Without the images, write out the whole listing exactly.

-- START DATASET EXTRACT --

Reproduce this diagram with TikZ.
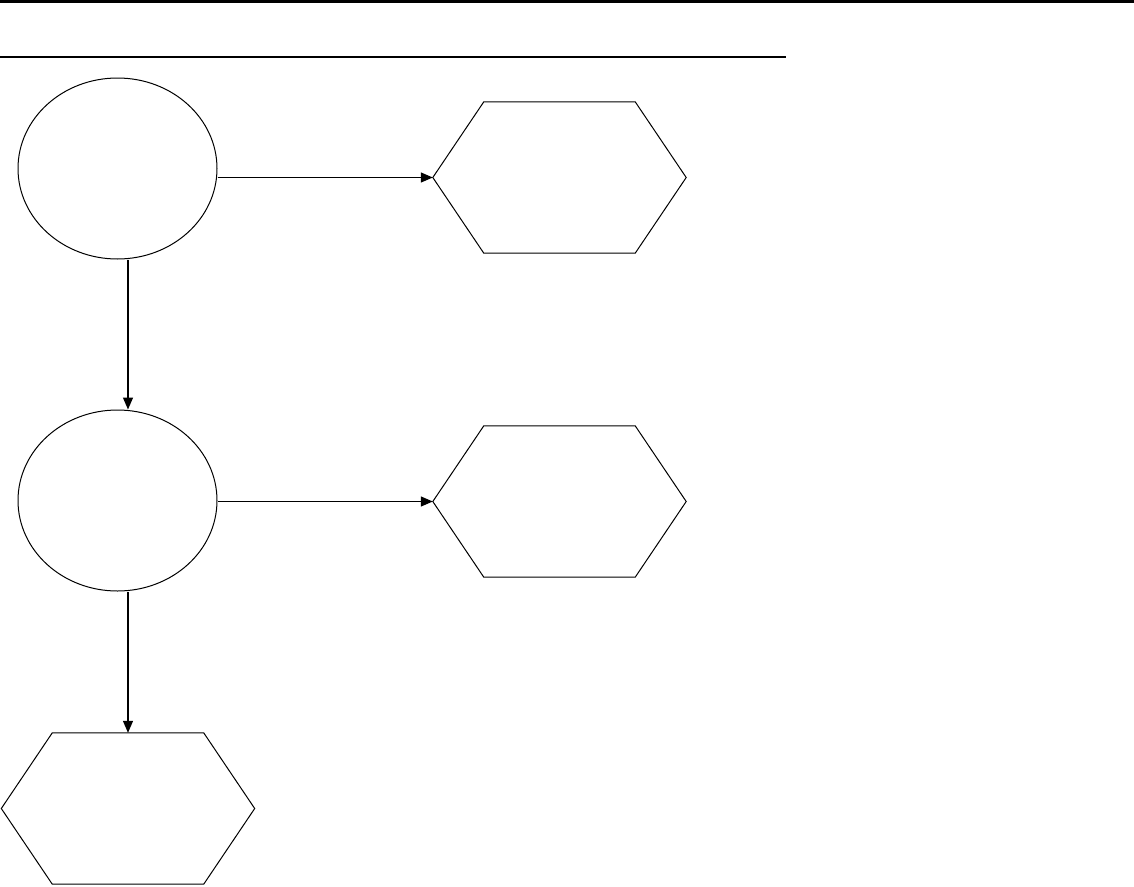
\documentclass[tikz,border=0pt]{standalone}
\usetikzlibrary{shapes.geometric,arrows.meta}
\newcommand\hexpath[1]{\draw[line width=1pt,line join=miter] (#1.west) -- ([xshift=51pt]#1.north west) -- ([xshift=-51pt]#1.north east) -- (#1.east) -- ([xshift=-51pt]#1.south east) -- ([xshift=51pt]#1.south west) -- cycle;}
\begin{document}
\begin{tikzpicture}[x=1pt,y=-1pt,
  oval/.style={ellipse,draw,line width=1pt,minimum width=199pt,minimum height=181pt,inner sep=0pt},
  hexbox/.style={rectangle,minimum width=253pt,minimum height=151pt,inner sep=0pt},
  conn/.style={line width=1.3pt,-{Triangle[length=12pt,width=10pt]}},
  rulethick/.style={line width=2.7pt},
  rulethin/.style={line width=2pt}]
\useasboundingbox (0,0) rectangle (1134,886);
\draw[rulethick] (0,1.3) -- (1134,1.3);
\draw[rulethin] (0,57) -- (786,57);
\node[oval] (e1) at (117.5,168.5) {};
\node[oval] (e2) at (117.5,500.5) {};
\node[hexbox] (h1) at (559.5,177.5) {};
\node[hexbox] (h2) at (559.5,501.5) {};
\node[hexbox] (h3) at (128,808.5) {};
\hexpath{h1}
\hexpath{h2}
\hexpath{h3}
\draw[conn] (h1.west -| e1.east) -- (h1.west);
\draw[conn] (h2.west -| e2.east) -- (h2.west);
\draw[conn] (e1.south -| h3.north) -- (e2.north -| h3.north);
\draw[conn] (e2.south -| h3.north) -- (h3.north);
\end{tikzpicture}
\end{document}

-- END DATASET EXTRACT --

▸ **RESPONSE TO THIS TASK**:
Reproduce this diagram with TikZ.
\documentclass[tikz,border=0pt]{standalone}
\usetikzlibrary{shapes.geometric,arrows.meta}
\newcommand\hexpath[1]{\draw[line width=1pt,line join=miter] (#1.west) -- ([xshift=51pt]#1.north west) -- ([xshift=-51pt]#1.north east) -- (#1.east) -- ([xshift=-51pt]#1.south east) -- ([xshift=51pt]#1.south west) -- cycle;}
\begin{document}
\begin{tikzpicture}[x=1pt,y=-1pt,
  oval/.style={ellipse,draw,line width=1pt,minimum width=199pt,minimum height=181pt,inner sep=0pt},
  hexbox/.style={rectangle,minimum width=253pt,minimum height=151pt,inner sep=0pt},
  conn/.style={line width=1.3pt,-{Triangle[length=12pt,width=10pt]}},
  rulethick/.style={line width=2.7pt},
  rulethin/.style={line width=2pt}]
\useasboundingbox (0,0) rectangle (1134,886);
\draw[rulethick] (0,1.3) -- (1134,1.3);
\draw[rulethin] (0,57) -- (786,57);
\node[oval] (e1) at (117.5,168.5) {};
\node[oval] (e2) at (117.5,500.5) {};
\node[hexbox] (h1) at (559.5,177.5) {};
\node[hexbox] (h2) at (559.5,501.5) {};
\node[hexbox] (h3) at (128,808.5) {};
\hexpath{h1}
\hexpath{h2}
\hexpath{h3}
\draw[conn] (h1.west -| e1.east) -- (h1.west);
\draw[conn] (h2.west -| e2.east) -- (h2.west);
\draw[conn] (e1.south -| h3.north) -- (e2.north -| h3.north);
\draw[conn] (e2.south -| h3.north) -- (h3.north);
\end{tikzpicture}
\end{document}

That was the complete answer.